The record shows that most of the overseas Internet giants stumble in China no matter how big their names are in their home markets.
To increase the odds of success in China's huge and rapidly growing Internet market, Uber Technologies Inc has teamed up with Internet heavyweight Baidu Inc in a strategic cooperation that would help the United States-based company gain ground in the country's highly competitive car-hailing business.
The Beijing-based Baidu signed an agreement to buy a stake in Uber, which has a valuation of $40 billion. The exact amount of the investment was not released at the signing ceremony in Baidu's headquarters on Wednesday. However, previous media reports have indicated that it could be a capital injection of $600 million.
The deal between Baidu and Uber, which offers services in 230 cities worldwide but was not launched in China until February, is the latest marriage between a Chinese Internet giant and a car-hailing service provider.
Both of Baidu's rivals-Alibaba Group Holding Ltd and Tencent Holdings Ltd-have invested in the taxi-hailing business. Kuaidi Dache, which is backed by Alibaba, and Didi Dache, which is backed by Tencent, have dominated the Chinese market with a combined market share of more than 99 percent in the third quarter of the year, said a recent report from Internet consultancy Analysys International.
Despite the clear challenge from well-established rivals, Robin Li, chief executive officer of Baidu, said the Internet-enabled transportation market is still in a nascent stage in China.

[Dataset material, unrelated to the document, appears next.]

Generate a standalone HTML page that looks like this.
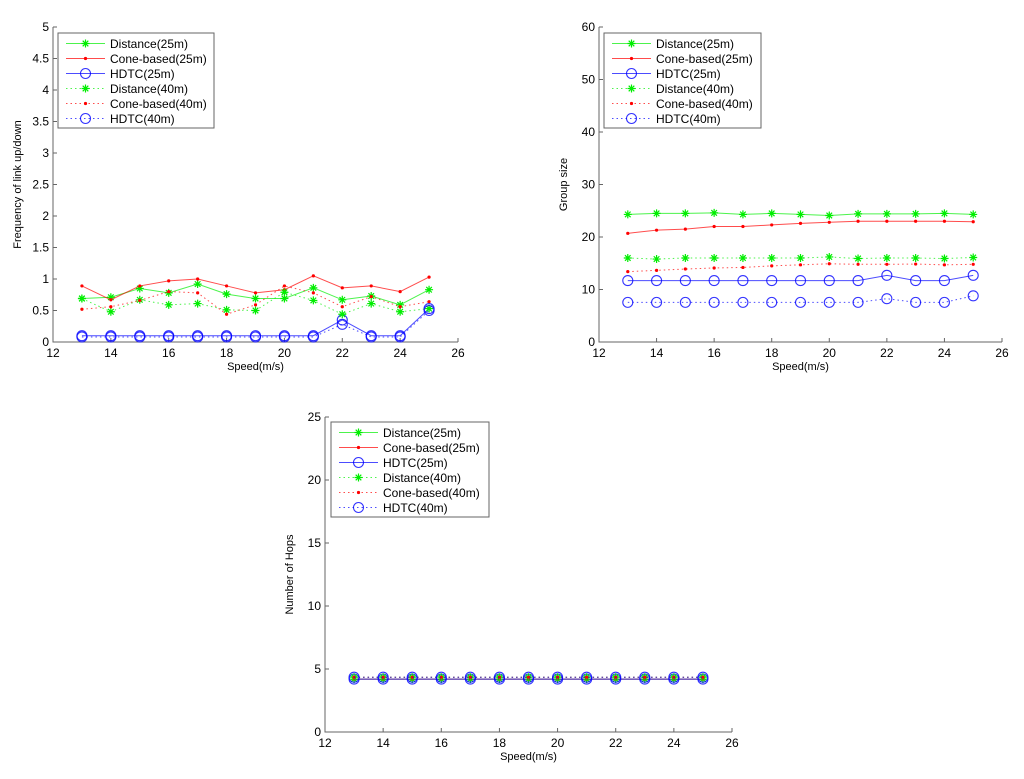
<!DOCTYPE html>
<html><head><meta charset="utf-8"><style>
body{margin:0;background:#fff;}
svg{display:block;font-family:"Liberation Sans",Arial,sans-serif;}
</style></head><body>
<svg id="fig" width="1024" height="779" viewBox="0 0 1024 779" xmlns="http://www.w3.org/2000/svg"></svg>
<script>
const speeds = [13,14,15,16,17,18,19,20,21,22,23,24,25];
const xTicks = [12,14,16,18,20,22,24,26];
// Plot 1: frequency of link up/down
const p1Distance25 = [0.69,0.71,0.85,0.78,0.92,0.76,0.69,0.69,0.86,0.67,0.73,0.59,0.83];
const p1Cone25 = [0.89,0.67,0.89,0.97,1.0,0.89,0.78,0.83,1.05,0.86,0.89,0.80,1.03];
const p1Hdtc25 = [0.1,0.1,0.1,0.1,0.1,0.1,0.1,0.1,0.1,0.35,0.1,0.1,0.53];
const p1Distance40 = [0.69,0.48,0.67,0.59,0.61,0.51,0.50,0.79,0.66,0.44,0.61,0.48,0.53];
const p1Cone40 = [0.52,0.56,0.66,0.80,0.78,0.44,0.59,0.89,0.78,0.56,0.72,0.56,0.64];
const p1Hdtc40 = [0.08,0.08,0.08,0.08,0.08,0.08,0.08,0.08,0.08,0.28,0.08,0.08,0.5];
const p1YTicks = [0,0.5,1,1.5,2,2.5,3,3.5,4,4.5,5];
// Plot 2: group size
const p2Distance25 = [24.3,24.5,24.5,24.6,24.3,24.5,24.3,24.1,24.4,24.4,24.4,24.5,24.3];
const p2Cone25 = [20.7,21.3,21.5,22.0,22.0,22.3,22.6,22.8,23.0,23.0,23.0,23.0,22.9];
const p2Hdtc25 = [11.7,11.7,11.7,11.7,11.7,11.7,11.7,11.7,11.7,12.7,11.7,11.7,12.7];
const p2Distance40 = [16.0,15.8,16.0,16.0,16.0,16.0,16.0,16.2,15.9,16.0,16.0,15.9,16.1];
const p2Cone40 = [13.4,13.65,13.9,14.1,14.2,14.5,14.7,14.9,14.8,14.8,14.85,14.7,14.8];
const p2Hdtc40 = [7.55,7.55,7.55,7.55,7.55,7.55,7.55,7.55,7.55,8.25,7.55,7.55,8.8];
const p2YTicks = [0,10,20,30,40,50,60];
// Plot 3: number of hops
const p3Distance25 = [4.2,4.2,4.2,4.2,4.2,4.2,4.2,4.2,4.2,4.2,4.2,4.2,4.2];
const p3Cone25 = [4.2,4.2,4.2,4.2,4.2,4.2,4.2,4.2,4.2,4.2,4.2,4.2,4.2];
const p3Hdtc25 = [4.2,4.2,4.2,4.2,4.2,4.2,4.2,4.2,4.2,4.2,4.2,4.2,4.2];
const p3Distance40 = [4.35,4.35,4.35,4.35,4.35,4.35,4.35,4.35,4.35,4.35,4.35,4.35,4.35];
const p3Cone40 = [4.35,4.35,4.35,4.35,4.35,4.35,4.35,4.35,4.35,4.35,4.35,4.35,4.35];
const p3Hdtc40 = [4.35,4.35,4.35,4.35,4.35,4.35,4.35,4.35,4.35,4.35,4.35,4.35,4.35];
const p3YTicks = [0,5,10,15,20,25];
const legendLabels = ["Distance(25m)","Cone-based(25m)","HDTC(25m)","Distance(40m)","Cone-based(40m)","HDTC(40m)"];

const NS="http://www.w3.org/2000/svg";
const svg=document.getElementById('fig');
function mk(tag,attrs,parent){const e=document.createElementNS(NS,tag);for(const k in attrs)e.setAttribute(k,attrs[k]);(parent||svg).appendChild(e);return e;}
const styles=[
 {c:'#00ee00',m:'star',dash:null},{c:'#ff0000',m:'dot',dash:null},{c:'#0000ff',m:'circle',dash:null},
 {c:'#00ee00',m:'star',dash:'1.5 3'},{c:'#ff0000',m:'dot',dash:'1.5 3'},{c:'#0000ff',m:'circle',dash:'1.5 3'}];
function marker(g,type,x,y,c){
  if(type==='star'){
    const s=4;
    const p=mk('path',{d:`M${x-s},${y}H${x+s}M${x},${y-s}V${y+s}M${x-s*.7},${y-s*.7}L${x+s*.7},${y+s*.7}M${x-s*.7},${y+s*.7}L${x+s*.7},${y-s*.7}`,stroke:c,'stroke-width':1.2,fill:'none'},g);
    
    
  } else if(type==='dot'){
    const p=mk('circle',{cx:x,cy:y,r:1.6,fill:c},g);
    
    
  } else {
    const p=mk('circle',{cx:x,cy:y,r:5,fill:'none',stroke:c,'stroke-width':1.1,'stroke-opacity':0.8},g);
    
    
  }
}
function plot(name,L,R,T,B,ymax,yTicks,yLabel,series,leg){
  const g=mk('g',{});
  
  
  const xs=v=>L+(v-12)/(26-12)*(R-L);
  const ys=v=>B-v/ymax*(B-T);
  const ax=mk('path',{d:`M${L},${T}V${B}H${R}`,stroke:'#666','stroke-width':1,fill:'none'},g);
  
  
  xTicks.forEach(t=>{
    const x=xs(t);
    mk('line',{x1:x,x2:x,y1:B,y2:B-4,stroke:'#666'},g);
    const tx=mk('text',{x:x,y:B+15,'font-size':12,'text-anchor':'middle',fill:'#000'},g);
    tx.textContent=t;
    
    
  });
  yTicks.forEach(t=>{
    const y=ys(t);
    mk('line',{x1:L,x2:L+4,y1:y,y2:y,stroke:'#666'},g);
    const tx=mk('text',{x:L-4,y:y+4,'font-size':12,'text-anchor':'end',fill:'#000'},g);
    tx.textContent=t;
    
    
  });
  const xl=mk('text',{x:(L+R)/2,y:B+28,'font-size':11,'text-anchor':'middle'},g);
  xl.textContent='Speed(m/s)';
  
  
  const yx=L-32,yy=(T+B)/2;
  const yl=mk('text',{x:yx,y:yy,'font-size':11,'text-anchor':'middle',transform:`rotate(-90 ${yx} ${yy})`},g);
  yl.textContent=yLabel;
  
  
  series.forEach((vals,i)=>{
    const st=styles[i];
    const sg=mk('g',{},g);
    
    
    const pts=vals.map((v,j)=>xs(speeds[j])+','+ys(v)).join(' ');
    const pl=mk('polyline',{points:pts,fill:'none',stroke:st.c,'stroke-width':1,'stroke-opacity':0.7},sg);
    if(st.dash)pl.setAttribute('stroke-dasharray',st.dash);
    vals.forEach((v,j)=>marker(sg,st.m,xs(speeds[j]),ys(v),st.c));
  });
  // legend
  const lg=mk('g',{},g);
  
  
  mk('rect',{x:leg[0],y:leg[1],width:leg[2],height:95,fill:'#fff',stroke:'#666','stroke-width':1},lg);
  legendLabels.forEach((lab,i)=>{
    const st=styles[i];const y=leg[1]+10.5+i*15;
    const le=mk('g',{},lg);
    
    
    const ln=mk('line',{x1:leg[0]+8,x2:leg[0]+47,y1:y,y2:y,stroke:st.c,'stroke-width':1,'stroke-opacity':0.7},le);
    if(st.dash)ln.setAttribute('stroke-dasharray',st.dash);
    marker(le,st.m,leg[0]+27.5,y,st.c);
    const t=mk('text',{x:leg[0]+52,y:y+4.5,'font-size':12},le);
    t.textContent=lab;
  });
}
plot('chart-link-frequency',53,458,27,342,5,p1YTicks,'Frequency of link up/down',
 [p1Distance25,p1Cone25,p1Hdtc25,p1Distance40,p1Cone40,p1Hdtc40],[58,33,156]);
plot('chart-group-size',599,1002,27,342,60,p2YTicks,'Group size',
 [p2Distance25,p2Cone25,p2Hdtc25,p2Distance40,p2Cone40,p2Hdtc40],[604,33,157]);
plot('chart-number-of-hops',325,732,417,732,25,p3YTicks,'Number of Hops',
 [p3Distance25,p3Cone25,p3Hdtc25,p3Distance40,p3Cone40,p3Hdtc40],[331,422,158]);
</script>
</body></html>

"Baidu's goal in the mobile Internet era is to connect people with services. And Uber, which has reshaped the traditional transportation market in the West, can help us achieve that goal," said Li, adding Baidu will team up with Uber in technology innovation, online-to-offline expansion in China and global market expansion.
The matching point between Baidu and Uber in the car-hailing business lies in the mobile Baidu Map, a map application that has 70 percent of China's mobile map market, said Li. Apart from integrating into Baidu Map, the cooperation is expected to offer Uber some data generated by the large user base of Baidu, the No 1 search engine in the country.
Travis Kalanick, founder and chief executive officer of Uber, is confident about Uber's future in China. He said that Chinese consumers are huge adopters of the latest Internet trends, such as online-to-offline business, which allow people to pay online but have real life experience offline.
"Hundreds of millions of people open Baidu Map every day to plan their next journey. The cooperation brings our commitment to the China market to a whole new level," he said.
According to Kalanick, the growth momentum of Uber's business in China is faster than its overall business growth worldwide. Uber offers services in nine Chinese cities and most of them are first-tier cities in developed regions, while its Chinese competitors Didi Dache and Kuaidi Dache operate in more than 300 cities.
Both Baidu and Uber believe they can achieve a win-win result, but some analysts remain doubtful on whether the tie-up would help Uber make a breakthrough in China's highly competitive car-hailing sector.